Dark Academia, Explained: The Art History Behind the Aesthetic
The color palette is narrow and deliberate: deep browns, blacks, forest greens, burgundy, gold, ivory. The light is low and warm — oil lamps, late afternoon through leaded glass, firelight. If Cottagecore is a garden at noon, Dark Academia is a reading room at dusk.
In art historical terms, the aesthetic pulls from several overlapping traditions. Dutch and Flemish still life (vanitas paintings with skulls, extinguished candles, and overripe fruit) is the backbone. Rembrandt's scholars, Sottobosco paintings, Caravaggio's chiaroscuro, anatomical studies from the Enlightenment, medieval manuscript illumination — all of it feeds the aesthetic. The common thread is the romance of learning, particularly learning that carries weight and darkness.
The literary dimension matters as well. Dark Academia as a contemporary aesthetic is downstream of Donna Tartt's The Secret History, the Romantic poets, Gothic novels, and a generalized nostalgia for a version of intellectual life that never existed in quite the way people imagine it. Visually, that distinction is important: it's more about atmosphere than subject matter. It depends on the light, the mood, the palette.

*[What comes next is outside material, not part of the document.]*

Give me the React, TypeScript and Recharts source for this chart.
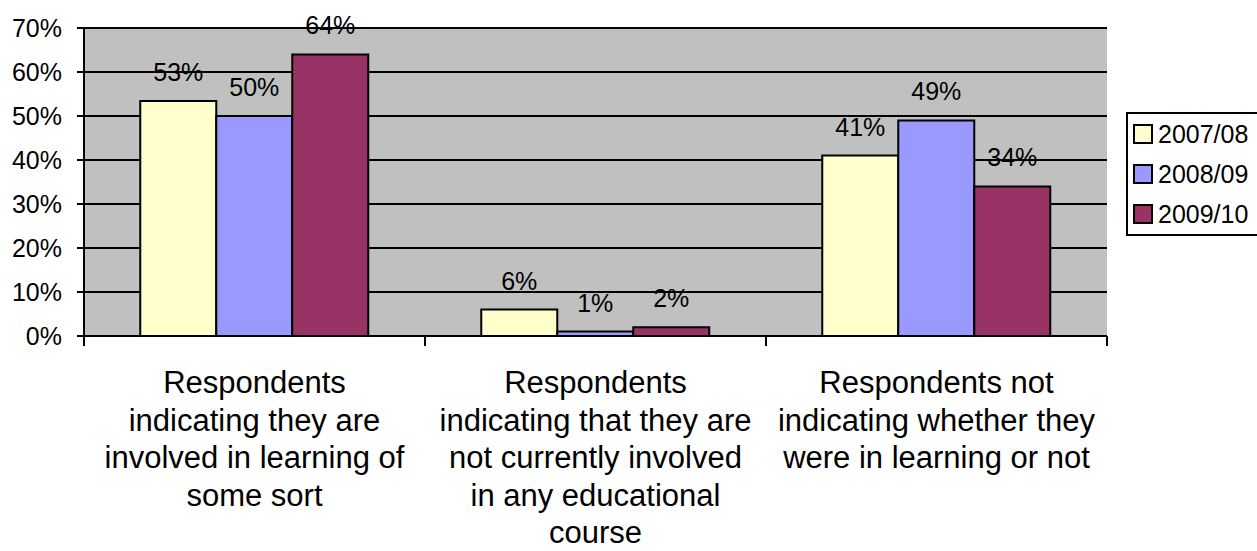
import React from "react";
import {
  BarChart,
  Bar,
  XAxis,
  YAxis,
  CartesianGrid,
  Legend,
  LabelList,
} from "recharts";

// categories, each wrapped the way the original axis shows it
const categories = [
  "Respondents indicating they are involved in learning of some sort",
  "Respondents indicating that they are not currently involved in any educational course",
  "Respondents not indicating whether they were in learning or not",
];
const categoryLines = [
  ["Respondents", "indicating they are", "involved in learning of", "some sort"],
  ["Respondents", "indicating that they are", "not currently involved", "in any educational", "course"],
  ["Respondents not", "indicating whether they", "were in learning or not"],
];

const seriesNames = ["2007/08", "2008/09", "2009/10"];
const values0708 = [53.4, 6, 41];
const values0809 = [50, 1, 49];
const values0910 = [64, 2, 34];
const yTicks = [0, 10, 20, 30, 40, 50, 60, 70];

const colors = ["#FFFFCC", "#9999FF", "#993366"];

const data = categories.map((name, i) => ({
  name,
  lines: categoryLines[i],
  s0: values0708[i],
  s1: values0809[i],
  s2: values0910[i],
}));

const W = 1257;
const H = 551;
const margin = { top: 28, right: 150, bottom: 0, left: 0 };
const yAxisW = 84;
const xAxisH = 215;
const font = "'Liberation Sans', Arial, sans-serif";
const bandW = (W - margin.left - margin.right - yAxisW) / categories.length;

function CategoryTick(props: any) {
  const { x, y, index, payload } = props;
  const lines: string[] = data[index]?.lines ?? [String(payload.value)];
  const left = x - bandW / 2;
  return (
    <g>
      <line x1={left} x2={left} y1={y} y2={y + 10} stroke="#000" strokeWidth={2} />
      {index === categories.length - 1 && (
        <line x1={x + bandW / 2} x2={x + bandW / 2} y1={y} y2={y + 10} stroke="#000" strokeWidth={2} />
      )}
      <text x={x} y={y} textAnchor="middle" fontFamily={font} fontSize={31} fill="#000">
        {lines.map((l, i) => (
          <tspan key={i} x={x} y={y + 57 + i * 37.5}>
            {l}
          </tspan>
        ))}
      </text>
    </g>
  );
}

function LegendBox() {
  return (
    <div
      style={{
        border: "2px solid #000",
        width: 140,
        background: "#fff",
        fontFamily: font,
        fontSize: 25,
        color: "#000",
        boxSizing: "border-box",
      }}
    >
      {seriesNames.map((n, i) => (
        <div key={n} style={{ display: "flex", alignItems: "center", height: 40, paddingLeft: 5 }}>
          <div
            style={{
              width: 20,
              height: 20,
              background: colors[i],
              border: "2px solid #000",
              boxSizing: "border-box",
            }}
          />
          <span style={{ marginLeft: 5, lineHeight: 1 }}>{n}</span>
        </div>
      ))}
    </div>
  );
}

const pct = (v: any) => `${Math.round(Number(v))}%`;

export default function App() {
  return (
    <div style={{ position: "absolute", left: 0, top: 0, background: "#fff" }}>
      <BarChart
        width={W}
        height={H}
        data={data}
        margin={margin}
        barCategoryGap="16.5%"
        barGap={0}
      >
        <CartesianGrid
          vertical={false}
          stroke="#000"
          strokeWidth={2}
          fill="#C0C0C0"
          fillOpacity={1}
        />
        <XAxis
          dataKey="name"
          height={xAxisH}
          interval={0}
          tickSize={0}
          tickMargin={0}
          tickLine={false}
          axisLine={{ stroke: "#000", strokeWidth: 2 }}
          tick={<CategoryTick />}
        />
        <YAxis
          width={yAxisW}
          domain={[0, 70]}
          ticks={yTicks}
          interval={0}
          tickFormatter={(v) => `${v}%`}
          tickSize={7}
          tickMargin={15}
          tickLine={{ stroke: "#000", strokeWidth: 2 }}
          axisLine={{ stroke: "#000", strokeWidth: 2 }}
          tick={{ fill: "#000", fontSize: 25, fontFamily: font }}
        />
        <YAxis
          yAxisId="frame"
          orientation="right"
          width={0}
          tick={false}
          tickLine={false}
          axisLine={{ stroke: "#808080", strokeWidth: 2 }}
        />
        <Legend
          layout="vertical"
          align="center"
          verticalAlign="middle"
          content={() => <LegendBox />}
          wrapperStyle={{ position: "absolute", left: 1126, top: 112, width: 140 }}
        />
        {["s0", "s1", "s2"].map((k, i) => (
          <Bar
            key={k}
            dataKey={k}
            name={seriesNames[i]}
            fill={colors[i]}
            stroke="#000"
            strokeWidth={2}
            isAnimationActive={false}
          >
            <LabelList
              dataKey={k}
              position="top"
              offset={20}
              formatter={pct}
              fill="#000"
              fontSize={25}
              fontFamily={font}
            />
          </Bar>
        ))}
      </BarChart>
    </div>
  );
}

Dark academia has incredible staying power compared to most internet aesthetics. It hasn't cycled out the way cottagecore has started to. Partly because it's anchored to real material culture that doesn't go out of style — old books and oil paintings and stone buildings aren't trend-dependent. And partly because the underlying emotional appeal — the idea that intellectual life is romantic and slightly tragic, is genuinely timeless. The Romantics were doing dark academia in 1820. Byron was dark academia. Keats dying in Rome at 25 was dark academia. The internet just gave it a name and a hashtag.